Even though I was not able to spend Thanksgiving in the US, I was fortunate to share it with my Chinese family and new friends. Being their first host student, my host family had never celebrated Thanksgiving. My stories of watching the Macys Day Parade while preparing food and saying what you are grateful for around the dinner table intrigued them they had never heard of such traditions before. Sharing my culture with them was the greatest gift I could give this holiday season. The next morning when my mom rushed me awake to show me news clips of the parade, I could see they how much they were trying to make me feel at home. This is truly what family is for.
While I longed for my American family during Thanksgiving, I know that Ill be thinking about my host family on Christmas. There will be no lotus cakes to accompany the Christmas ham, nor tea to follow dinner. But I will have these memories and new Chinese traditions which I can now share with my American family.
COMMENT FROM PROF. ANDREW WACKERFUSS April 10, 2011
Alyxie, as your former CULP professor, I read your post with interest for the many layers of cultural dialogue you're participating in. Obviously our biggest goal when we study abroad is to gain a more tactile and nuanced understanding of our host culture, its language, and its way of life. But I think only when we arrive do we appreciate that we are also teachers, not just students. This comes through most clearly on those days when we feel most separate from our homes, and then work with our hosts to re-create some semblance of what we're missing. The resulting scene is often a far better insight into American values than anything they can or would hear in the news. Cultural pratices and lived experiences, not political assertions, are in this way the best teacher for both sides.

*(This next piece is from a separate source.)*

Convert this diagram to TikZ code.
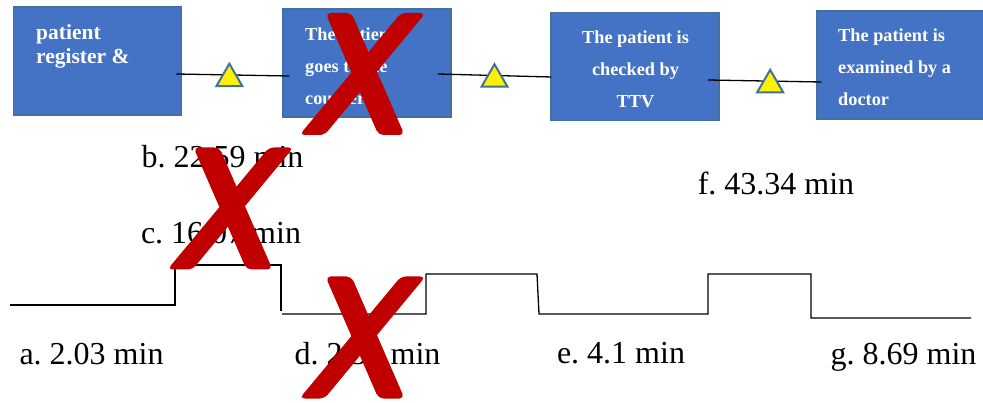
\documentclass[tikz,border=0pt]{standalone}
\usepackage{fontspec}
\setmainfont{Liberation Serif}
\usetikzlibrary{shapes.geometric}
\definecolor{boxblue}{HTML}{4472C4}
\definecolor{boxline}{HTML}{41719C}
\definecolor{xred}{HTML}{C00000}
\tikzset{
  box/.style={draw=boxline, line width=1.5pt, fill=boxblue, minimum width=168pt, minimum height=108pt, inner sep=0pt},
  boxtxt/.style={text=white, font=\fontsize{18.3}{32}\selectfont\bfseries, inner sep=0pt},
  link/.style={line width=1.3pt},
  tri/.style={regular polygon, regular polygon sides=3, draw=boxline, line width=2pt, fill=yellow, minimum size=30pt, inner sep=0pt, yshift=-3.75pt},
  stepline/.style={line width=1.3pt},
  lbl/.style={font=\fontsize{32}{38}\selectfont, inner sep=0pt, anchor=base},
}
\newcommand{\redcross}[2]{%
  \fill[xred, rounded corners=5pt, shift={(#1,#2)}] (-37,-61) -- (-11,-61) -- (42,61) -- (16,61) -- cycle;
  \fill[xred, rounded corners=5pt, shift={(#1,#2)}] (38.5,-61) -- (63,-61) -- (-38,61) -- (-63,61) -- cycle;}
\begin{document}
\begin{tikzpicture}[x=1pt, y=-1pt]
    \useasboundingbox (0,0) rectangle (983,403);

    \node[box] (b1) at (97.5,61) {};
    \node[box] (b2) at (367,63) {};
    \node[box] (b3) at (635,66.5) {};
    \node[box] (b4) at (901,65) {};

    \node[boxtxt, align=left, anchor=west, font=\fontsize{21.5}{24}\selectfont\bfseries] (t1) at (36,46) {patient\\register \&};
    \node[boxtxt, align=left, anchor=west] (t2) at (305,66) {The patient\\goes to the\\counter};
    \node[boxtxt, align=center] (t3) at (635.5,69) {The patient is\\checked by\\TTV};
    \node[boxtxt, align=left, anchor=west] (t4) at (838,67) {The patient is\\examined by a\\doctor};

    \draw[link] ([xshift=-6pt,yshift=-13pt]b1.east) -- node[tri, pos=.47] (tr1) {} ([xshift=7pt,yshift=-13pt]b2.west);
    \draw[link] ([xshift=-14pt,yshift=-11pt]b2.east) -- node[tri, pos=.5] (tr2) {} ([xshift=1pt,yshift=-10.5pt]b3.west);
    \draw[link] ([xshift=-12pt,yshift=-13.5pt]b3.east) -- node[tri, pos=.55] (tr3) {} ([xshift=5pt,yshift=-17pt]b4.west);

    \draw[stepline] (10,305) -- (175,305) -- (175,265) -- (281,265) -- (281,311);
    \draw[stepline] (282,314) -- (426,314) -- (426,274) -- (537,274) -- (539,314) -- (708,314) -- (708,274) -- (811,274) -- (811,318) -- (971,318);

    \node[lbl] (la) at (91.5,365) {a.\ 2.03 min};
    \node[lbl] (lb) at (222.5,168) {b.\ 22.59 min};
    \node[lbl] (lc) at (221,244) {c.\ 16.07 min};
    \node[lbl] (ld) at (367.5,365) {d.\ 2.35 min};
    \node[lbl] (le) at (621,363) {e.\ 4.1 min};
    \node[lbl] (lf) at (776,195) {f.\ 43.34 min};
    \node[lbl] (lg) at (903.5,365) {g.\ 8.69 min};

    \redcross{362.5}{74}
    \redcross{230.5}{208.5}
    \redcross{362.5}{337.5}
\end{tikzpicture}
\end{document}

I also read your comment with personal interest, since it reminded me of my own Thanksgiving abroad. While on a Fulbright in Germany, I invited my friends and former host family over to my new place where I had prepared stuffing, mashed potatoes, cranberry, and a hard-to-find turkey. (The difficulty of even acquiring items we take for granted really hit home how foreign a practice Thanksgiving was there.) I also had to answer a lot of questions about what exactly we were celebrating!